This study of Digital Identity investigates how particular groups of adults over the age of 30 use Facebook and Twitter to share personal information online. The research explores whether individuals construct their identity in the same way in a digital context as they do in the ‘real world’. The study examines voluntary sharing of information rather than information collected and collated by third parties, approaching the research from an individual’s point of view to create, not just a footprint, but a Digital Identity.
This study explores the notion of Identity, and establishes the common characteristics and differences between the concepts of Identity Theory (Burke & Stets 2009), Social Identity Theory (Tajfel 1959, 1963, 1969) and Impression Management (Goffman 1956); and how they relate to the digital self. There are overlapping elements of identity formation that influence the way individuals create themselves through Role, the self, Audience, and Symbols. The importance of role, emphasized in all theories of identity, is used as the context for this study. The participants came from three different groups: Academics, Stay-at-home Parents and Business Executives.

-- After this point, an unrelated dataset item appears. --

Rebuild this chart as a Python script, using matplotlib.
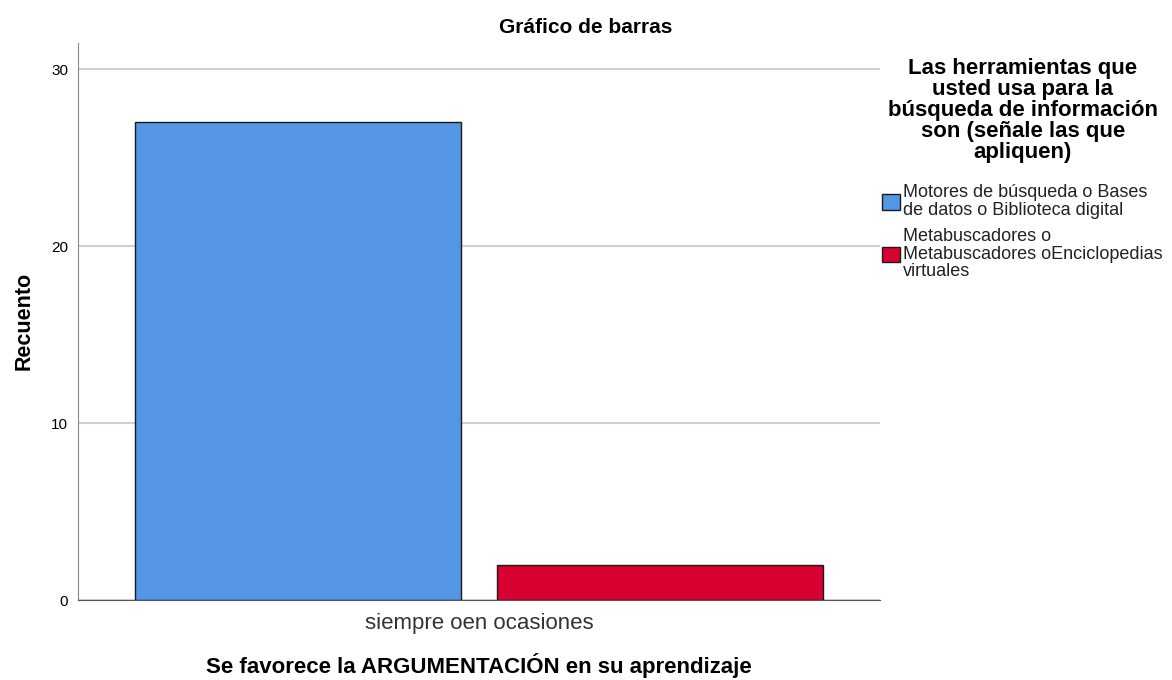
import numpy as np
import matplotlib.pyplot as plt
from matplotlib.patches import Patch

plt.rcParams['font.family'] = ['Liberation Sans', 'DejaVu Sans']

# datos
categoria = ['siempre oen ocasiones']
series = ['Motores de búsqueda o Bases\nde datos o Biblioteca digital',
          'Metabuscadores o\nMetabuscadores oEnciclopedias\nvirtuales']
recuento = [27, 2]
colores = ['#5596e4', '#d80030']
y_ticks = [0, 10, 20, 30]

fig = plt.figure(figsize=(11.72, 6.80), dpi=100)
ax = fig.add_axes([0.0666, 0.1176, 0.6843, 0.8194])

ancho = 0.4
hueco = 0.0442
offsets = [-(ancho + hueco) / 2, (ancho + hueco) / 2]
for i in range(len(series)):
    ax.bar(0 + offsets[i], recuento[i], width=ancho, color=colores[i],
           edgecolor='#1a1a1a', linewidth=1, zorder=3)

ax.set_xlim(-0.492, 0.492)
ax.set_ylim(0, 31.5)
ax.set_yticks(y_ticks)
ax.set_xticks([0])
ax.set_xticklabels(categoria, fontsize=16, color='#333333')
ax.tick_params(axis='y', length=0, labelsize=11, pad=7)
ax.tick_params(axis='x', length=0, pad=9)
ax.yaxis.grid(True, color='#d0d0d0', linewidth=1.5, zorder=0)
ax.set_axisbelow(True)

for s in ['top', 'right']:
    ax.spines[s].set_visible(False)
ax.spines['left'].set_color('#888888')
ax.spines['bottom'].set_color('#555555')

# el titulo va centrado en la figura, no en los ejes
fig.text(0.5, 0.96, 'Gráfico de barras', fontsize=15, fontweight='bold',
         ha='center', va='center')
ax.set_xlabel('Se favorece la ARGUMENTACIÓN en su aprendizaje', fontsize=16,
              fontweight='bold', labelpad=14)
ax.set_ylabel('Recuento', fontsize=15.5, fontweight='bold', labelpad=12)

handles = [Patch(facecolor=colores[i], edgecolor='#1a1a1a', label=series[i])
           for i in range(len(series))]
leg = ax.legend(handles=handles,
                title='Las herramientas que\nusted usa para la\nbúsqueda de información\nson (señale las que\napliquen)',
                loc='upper left', bbox_to_anchor=(0.994, 0.985), frameon=False,
                fontsize=13, handlelength=0.95, handleheight=0.95,
                handletextpad=0.2, labelspacing=0.5, borderaxespad=0,
                alignment='center')
leg.get_title().set_fontsize(16)
leg.get_title().set_fontweight('bold')
leg.get_title().set_multialignment('center')
leg.get_title().set_linespacing(1.0)
for t in leg.get_texts():
    t.set_linespacing(1.05)
    t.set_color('#222222')
leg._legend_box.sep = 15

fig.savefig('out.png', dpi=100)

The phenomenon of identity is personal and needs to be conducted at a close and subjective level. Interpretivism is crucial to understand our individual differences as social actors and to allow us to interpret the everyday social roles in accordance with the meaning given to those roles (Saunders et al. 2009). The strategy of the study is ethnographic, taking the researcher close to the ‘reality’ of people’s lives (Becker and Greer 1960) using interviews and observations. By investigating people’s use of Facebook and Twitter the research interprets how individuals formed their Digital Identity. The analysis framework for this investigation is guided by the work of Klein and Myers (1999, p. 72) with their principles of the hermeneutic circle; contextualization; interaction between the researchers and the subjects; abstraction and generalization; dialogical reasoning; multiple interpretations and suspicion steering the analysis.
The three groups, Academics, Stay-at-home Parents and Business Executives, have very different ways of approaching how they presented themselves online. The findings of this research illustrate that individuals form a Digital Identity in a similar way to Identity Theory with the self, Audience, Role and Symbols all being important. Individuals claim that they are presenting their ‘real’ selves online although they create specific social rules. The audience is no longer definable and mediated but is one block of known and unknown people. Individuals create their identity in the same way as they do in the real world but there are external factors that influence their presentation of self. The fundamental difference in the way that Digital Identity is formed is the interaction with the technology. This difference forms the basis of the beginnings of a Theory of Digital Identity which states that while the elements of role, self, symbols and audience are all used to create Digital Identity they do so in the context of smart technology that interacts and distorts Identity. So while individuals create their identity in the same way as they do in the ‘real world’ they have the addition of external factors that influence their presentation of self.